Just after World War II ended, U.S. soldiers smuggled the Third Reich’s top scientists and engineers to a Harbor Island fort — just a few miles from downtown Boston — to find out what they knew and what they could do for America in the Cold War. In this ninth installment of “Looking Out: A New View Of Boston Harbor,” WBUR looks at one of the last veterans who ran the secret camp.
The Kid And The Star
Henry Kolm had an interesting job as a 21-year-old.
He smuggled Nazi scientists into Boston Harbor.
He’d meet most of them off Nixes Mate, the smallest of the Harbor Islands — no more than gravel shoals — where a beacon warns ships coming into the harbor. Then, he and a Boston whaler captain named Corky would scoot them out to Long Island and a secret hotel fashioned from the barracks of the old Civil War derelict known as Fort Strong.
The prize get, the leader of the pack and the star of the show at Fort Strong was Wernher von Braun, Germany’s uber-engineer of rockets — most notoriously the V-2. Long after WWII ended, when the terror of those missiles was well back in history, satirist Tom Lehrer could sing:
“Gather round while I sing you of Wernher von Braun,
A man whose allegiance is ruled by expedience.
Call him a Nazi he won’t even frown,
Nazi, Schmazi says Wernher von Braun.”
But the ridicule would only come later — only after Walt Disney made him famous, Time Magazine put him on the cover and one of his rockets put America’s first satellite in space.
And to think von Braun began his American career right here in Boston Harbor. And secretly at that.
“They all had to be smuggled into the country,” Henry Kolm said the last time we spoke.
Kolm was a newly minted American, working as a U.S. Army intelligence officer at the end of WWII. At a secret installation near Washington, D.C., (an operation code-named “P.O. Box 1142″) he’d had the job of interrogating Nazi prisoners, when he and a dozen others were assigned to Boston to set up “Project Paperclip.”
Fort Strong may be only a few miles from downtown as the crow flies, but Kolm and the Project Paperclip team covered its tracks so well that practically no one knew then and no one knows now that von Braun and the technology stars of the Third Reich were ever here.
Rocket Man And The Americanization Of Hitler’s ‘Professor’
“We had a mess hall and the Germans gave each other lectures,” Kolm remembered. “They called this place where they stayed ‘the Haus der Deutschen Wissenschaft,’ the House of German Science.”

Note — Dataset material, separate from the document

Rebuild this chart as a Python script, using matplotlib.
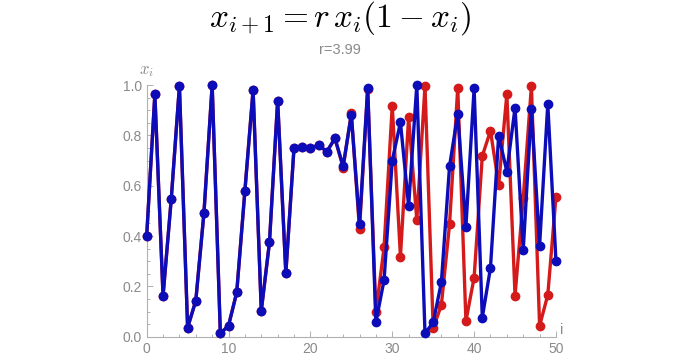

If it weren’t such a secret, they could have put up a marquee and called it “Wernher von Braun’s House of German Science.”
Kolm’s assignment was to repackage von Braun and his fellow engineers and scientists as Americans.
If von Braun’s second act as an American was spectacular, his first act as a native German had been outrageous and spectacular. An early enthusiast of rocketry and a dreamer of space travel, von Braun led the team (from the age of 25) that designed and manufactured the V-2 rockets that slammed into London and Antwerp at four times the speed of sound.
Toward the end of the war, von Braun and his team were knighted by the Third Reich. Hitler fondly dubbed him “the professor.” His V-2s were the world’s first ballistic missiles.